The Great Resignation will affect not only the hiring strategy of PE firms—but how they assess HR during deals.
Pandemic-triggered trends are still roiling the labor market. In the “Great Resignation” of 2021, a record number of people quit their jobs—4.5 million people did so in November alone in the U.S.1 This is forcing many employers, including PE firms, to scramble for new employees.
The war for talent touches on three areas of PE firms’ HR strategy: executive recruitment; staff retention; and automation.
More than a quarter (27 percent) of venture-capital, corporate venture-capital, and PE firms lost a partner or key recruit to competitors or self-owned enterprises last year, a survey of more than 760 respondents found.2 Executives with a track record of success are finding that there’s no shortage of opportunities and are fielding multiple offers. Efforts to replace them are taking up more of leadership’s attention than ever before. Many firms are offering higher compensation as well as a variety of incentives, including equity and signing bonuses.

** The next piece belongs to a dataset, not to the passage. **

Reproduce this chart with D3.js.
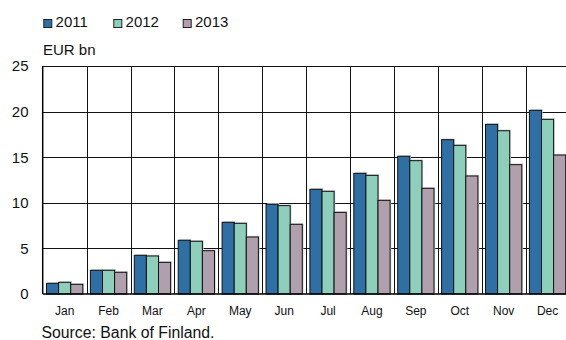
<!DOCTYPE html>
<html>
<head>
<meta charset="utf-8">
<script src="https://cdn.jsdelivr.net/npm/d3@7"></script>
<style>
  html, body { margin: 0; padding: 0; background: #fff; }
  svg { display: block; font-family: "Liberation Sans", Arial, sans-serif; }
</style>
</head>
<body>
<svg id="chart" width="566" height="340"></svg>
<script>
// Monthly cumulative values, EUR bn
const months = ["Jan", "Feb", "Mar", "Apr", "May", "Jun", "Jul", "Aug", "Sep", "Oct", "Nov", "Dec"];
const seriesNames = ["2011", "2012", "2013"];
const values2011 = [1.17, 2.6, 4.24, 5.89, 7.86, 9.83, 11.48, 13.23, 15.1, 16.92, 18.6, 20.14];
const values2012 = [1.28, 2.6, 4.17, 5.78, 7.75, 9.69, 11.26, 13.01, 14.62, 16.3, 17.9, 19.15];
const values2013 = [1.06, 2.38, 3.47, 4.75, 6.25, 7.64, 8.95, 10.27, 11.59, 12.94, 14.18, 15.24];
const yTicks = [0, 5, 10, 15, 20, 25];
const colors = ["#2e6fa5", "#8ecfbb", "#b09fad"];

const seriesValues = [values2011, values2012, values2013];

const svg = d3.select("#chart");

const plotLeft = 42.7, catW = 43.9, plotTop = 66, plotBottom = 294;

const x = d3.scaleBand().domain(months).range([plotLeft, plotLeft + catW * months.length]).padding(0);
const x1 = d3.scaleBand().domain(seriesNames).range([3.8, x.bandwidth() - 3.8]).padding(0);
const y = d3.scaleLinear().domain([0, 25]).range([plotBottom, plotTop]);

// Horizontal grid lines
svg.append("g").selectAll("line")
  .data(yTicks.filter(d => d > 0))
  .join("line")
  .attr("x1", plotLeft).attr("x2", x.range()[1])
  .attr("y1", d => Math.round(y(d)) + 0.5).attr("y2", d => Math.round(y(d)) + 0.5)
  .attr("stroke", "#111").attr("stroke-width", 1);

// Vertical grid lines at month boundaries
svg.append("g").selectAll("line")
  .data(months.slice(1))
  .join("line")
  .attr("x1", d => Math.round(x(d)) + 0.5).attr("x2", d => Math.round(x(d)) + 0.5)
  .attr("y1", plotTop).attr("y2", plotBottom)
  .attr("stroke", "#111").attr("stroke-width", 1);

// Bars
const groups = svg.append("g").selectAll("g")
  .data(months)
  .join("g")
  .attr("transform", d => `translate(${x(d)},0)`);

groups.selectAll("rect.shadow")
  .data((m, i) => seriesNames.map((s, j) => ({ s, v: seriesValues[j][i] })))
  .join("rect")
  .attr("class", "shadow")
  .attr("x", d => x1(d.s) + 1.2)
  .attr("y", d => y(d.v) - 1.2)
  .attr("width", x1.bandwidth())
  .attr("height", d => y(0) - y(d.v))
  .attr("fill", "#d0d0d0");

groups.selectAll("rect.bar")
  .data((m, i) => seriesNames.map((s, j) => ({ s, j, v: seriesValues[j][i] })))
  .join("rect")
  .attr("class", "bar")
  .attr("x", d => x1(d.s))
  .attr("y", d => y(d.v))
  .attr("width", x1.bandwidth())
  .attr("height", d => y(0) - y(d.v))
  .attr("fill", d => colors[d.j])
  .attr("stroke", "#111")
  .attr("stroke-width", 1);

// Axis lines
svg.append("line")
  .attr("x1", plotLeft).attr("x2", x.range()[1])
  .attr("y1", plotBottom).attr("y2", plotBottom)
  .attr("stroke", "#000").attr("stroke-width", 1.5);
svg.append("line")
  .attr("x1", plotLeft).attr("x2", plotLeft)
  .attr("y1", plotTop).attr("y2", plotBottom)
  .attr("stroke", "#000").attr("stroke-width", 1.5);

// Y tick labels
svg.append("g").selectAll("text")
  .data(yTicks)
  .join("text")
  .attr("x", 28.5)
  .attr("y", d => y(d))
  .attr("dy", "0.36em")
  .attr("text-anchor", "end")
  .attr("font-size", 15)
  .attr("fill", "#111")
  .text(d => d);

// Month labels, centred under each group
svg.append("g").selectAll("text")
  .data(months)
  .join("text")
  .attr("x", d => x(d) + x.bandwidth() / 2)
  .attr("y", 315)
  .attr("text-anchor", "middle")
  .attr("font-size", 12)
  .attr("fill", "#111")
  .text(d => d);

// Unit label
svg.append("text")
  .attr("x", 43).attr("y", 55)
  .attr("font-size", 15).attr("fill", "#111")
  .text("EUR bn");

// Legend
const legendX = [43.3, 113.3, 182.7];
const legend = svg.append("g").selectAll("g")
  .data(seriesNames)
  .join("g")
  .attr("transform", (d, i) => `translate(${legendX[i]},0)`);
legend.append("rect")
  .attr("x", 0.5).attr("y", 19.5)
  .attr("width", 8).attr("height", 8)
  .attr("fill", (d, i) => colors[i])
  .attr("stroke", "#222").attr("stroke-width", 1);
legend.append("text")
  .attr("x", 12.3).attr("y", 27.3)
  .attr("font-size", 15).attr("fill", "#111")
  .text(d => d);

// Source note
svg.append("text")
  .attr("x", 41.5).attr("y", 338.3)
  .attr("font-size", 15.8).attr("fill", "#111")
  .text("Source: Bank of Finland.");
</script>
</body>
</html>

Remote work has altered employee expectations, and many PE professionals are permanently relocating from traditional hubs, especially to lower tax areas.3 To retain employees who are at principal, vice-president, and senior-associate levels, firms are adapting corporate culture by loosening traditional organizational structures and geographic restrictions. Higher compensation won’t always persuade those employees who place greater value on working in a caring organization that is diverse, inclusive, and environmentally committed.
Portfolio companies of PE funds, like many others, are turning to automation to reduce labor costs. Difficulties in hiring new workers are accelerating the move to digitize low-skilled functions—a trend
that was well underway before COVID-19 hit. Firms are increasing investment in equipment and deploying new technologies, especially in machine learning and artificial intelligence, for EBIDTA improvements.
HR strategy in M&A:
In the coming months, the Great Resignation will also compel PE firms to adjust their strategy when assessing companies to acquire. A PE transaction can accelerate an exodus—especially of more successful and talented employees, who are more likely to leave. It may be necessary to perform heavier up-front due diligence on the target’s human-capital problems and potential and enhance retention strategies to keep key personnel. Depending on the quality and quantity of skilled human capital available, a PE firm may choose to pursue one company over another.
At the same time, PE firms in old industries cannot take for granted that more pay alone will persuade unskilled labor to stay in jobs they don’t find meaningful. Such firms would be advised to continue investing in automation to control costs and consider scaling down growth plans.